Mildred Benson: Toledo Queen of Private Aviation by Michael Marotta

Everyone at Toledo’s Suburban Airport knows Mildred Benson. She learned to fly there, back when it was called Wagonwheel. For years, she wrote the “Happy Landings” column of the Toledo Blade. Ten years ago, she gave up her Cherokee 180. Her last flight in the left seat was in 1996. Now she writes a column called “On the Go” targeted to senior citizens. “You can’t run the mill with water that’s gone over the dam,” she says. “You have to enjoy the day.”

Ms. Benson went to work for the Toledo Blade in 1944. She covered city government and the courts. She worked the news desk and then moved to features. Going on vacations gave her the opportunity to meet bush pilots and fly on the right in single engine craft. She speaks with awe about approaching the ruins of Chichen Itza from the air decades before it was a sojourn for tourists from Cancun. “Learning to fly was sort of accidental. I was sent to the airport for a story and they had this $5 promotion going. That $5 promotion cost me hundred and hundreds of dollars.”

“I tried a lot of planes,” she said about earning her wings. “I flew a Tri-Pacer, a Cherokee 140 and a Mustang. I’ve done most of my flying in and out of small airports. Small airports are the lifeblood of aviation.” Typical of her carpe diem attitude, she admits that she didn’t keep track of her hours after 1200.

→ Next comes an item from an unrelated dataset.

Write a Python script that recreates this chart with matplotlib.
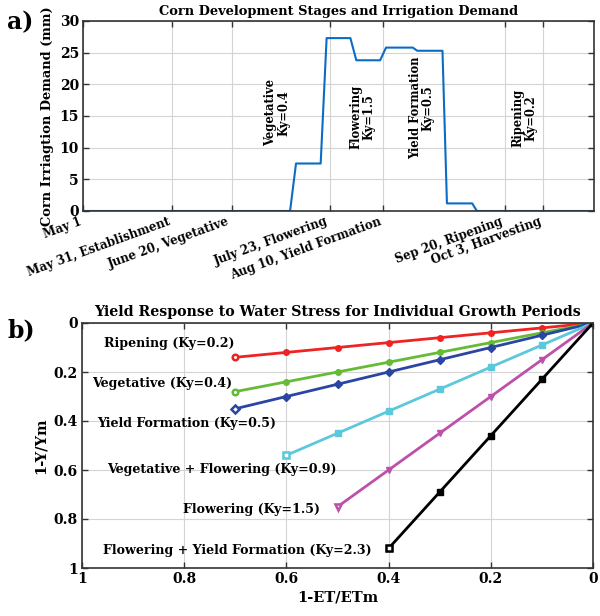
import numpy as np
import matplotlib.pyplot as plt

plt.rcParams['font.family'] = ['DejaVu Serif']
plt.rcParams['font.weight'] = 'bold'

# (a) irrigation demand, day counted from May 1
demand_day = [0, 69.7, 71.7, 80, 82, 90, 92, 100, 102, 111, 112.5, 121, 122.5, 131, 132.6, 172]
demand_mm = [0, 0, 7.5, 7.5, 27.3, 27.3, 23.8, 23.8, 25.8, 25.8, 25.3, 25.3, 1.2, 1.2, 0, 0]
stage_day = [0, 30, 50, 83, 101, 142, 155]
stage_labels = ['May 1', 'May 31, Establishment', 'June 20, Vegetative', 'July 23, Flowering',
                'Aug 10, Yield Formation', 'Sep 20, Ripening', 'Oct 3, Harvesting']
ann_text = ['Vegetative\nKy=0.4', 'Flowering\nKy=1.5', 'Yield Formation\nKy=0.5', 'Ripening\nKy=0.2']
ann_day = [65.3, 94, 114, 148.5]
ann_y = [15.5, 14.8, 16.3, 14.7]

# (b) yield response
ky_names = ['Ripening', 'Vegetative', 'Yield Formation', 'Vegetative + Flowering',
            'Flowering', 'Flowering + Yield Formation']
ky_values = [0.2, 0.4, 0.5, 0.9, 1.5, 2.3]
ky_maxdef = [0.7, 0.7, 0.7, 0.6, 0.5, 0.4]
ky_colors = ['#ee2424', '#66bb36', '#2b45a3', '#5cc8dc', '#bd50aa', '#000000']
ky_markers = ['o', 'o', 'D', 's', 'v', 's']
lab_x = [0.957, 0.98, 0.971, 0.951, 0.802, 0.959]
lab_y = [0.082, 0.245, 0.41, 0.6, 0.76, 0.93]

fig = plt.figure(figsize=(6, 6.16), dpi=100)
W, H = 600, 616


def box(l, t, r, b):
    return [l / W, 1 - b / H, (r - l) / W, (b - t) / H]


def style(ax):
    ax.grid(True, color='#d4d4d4', linewidth=0.8)
    ax.set_axisbelow(True)
    ax.tick_params(direction='in', top=True, right=True, length=4, width=1,
                   color='#333333', labelsize=10, pad=3)
    for s in ax.spines.values():
        s.set_color('#333333')
        s.set_linewidth(1.2)


ax1 = fig.add_axes(box(83, 21, 594, 211))
ax1.plot(demand_day, demand_mm, color='#0a6cc4', linewidth=1.5)
ax1.set_xlim(0, 172)
ax1.set_ylim(0, 30)
ax1.set_yticks(range(0, 31, 5))
ax1.set_xticks(stage_day)
style(ax1)
ax1.set_xticklabels(stage_labels, rotation=20, ha='right', fontsize=8.5)
ax1.set_ylabel('Corn Irriagtion Demand (mm)', fontsize=9.4, fontweight='bold', labelpad=4)
ax1.set_title('Corn Development Stages and Irrigation Demand', fontsize=9.4,
              fontweight='bold', pad=4)
for t, d, y in zip(ann_text, ann_day, ann_y):
    ax1.text(d, y, t, rotation=90, ha='center', va='center', fontsize=8.3,
             multialignment='center', linespacing=1.0)

ax2 = fig.add_axes(box(82, 323, 593, 568))
for k, m, c, mk in zip(ky_values, ky_maxdef, ky_colors, ky_markers):
    x = np.round(np.arange(0, m + 0.001, 0.1), 2)
    y = k * x
    ax2.plot(x, y, color=c, linewidth=2, marker=mk, markersize=4)
    ax2.plot(x[-1], y[-1], linestyle='none', marker=mk, markersize=4,
             markerfacecolor='white', markeredgecolor=c, markeredgewidth=1.8)
for n, k, lx, ly in zip(ky_names, ky_values, lab_x, lab_y):
    ax2.text(lx, ly, f'{n} (Ky={k})', ha='left', va='center', fontsize=9.1)
ax2.set_xlim(1, 0)
ax2.set_ylim(1, 0)
ax2.set_xticks(np.arange(0, 1.01, 0.2))
ax2.set_yticks(np.arange(0, 1.01, 0.2))
style(ax2)
ax2.set_xticklabels(['0', '0.2', '0.4', '0.6', '0.8', '1'])
ax2.set_yticklabels(['0', '0.2', '0.4', '0.6', '0.8', '1'])
ax2.set_xlabel('1-ET/ETm', fontsize=10.5, fontweight='bold', labelpad=3)
ax2.set_ylabel('1-Y/Ym', fontsize=10.5, fontweight='bold', labelpad=4)
ax2.set_title('Yield Response to Water Stress for Individual Growth Periods',
              fontsize=10.2, fontweight='bold', pad=5)

fig.text(7 / W, 1 - 22 / H, 'a)', fontsize=17, fontweight='bold', va='center')
fig.text(7 / W, 1 - 330 / H, 'b)', fontsize=17, fontweight='bold', va='center')

fig.savefig('out.png', dpi=100)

She thinks that flying was more fun and more rewarding ten or 15 years ago. She takes a dim view of training on a personal computer. She allows that commercial pilots have a need for simulators. “It all helps,” she said, “but I don’t think that computer training will takes the place of hands on. Especially at the lower level, you can’t get too much instruction.”

She also says that while Global Position Systems are important and useful, they “cut some of the adventure out of aviation. I always used to get lost in the mountains.” That sense of adventure, coupled with her writing skills, made her a perfect choice to write several Nancy Drew books, which always appear under the name Carolyn Keene.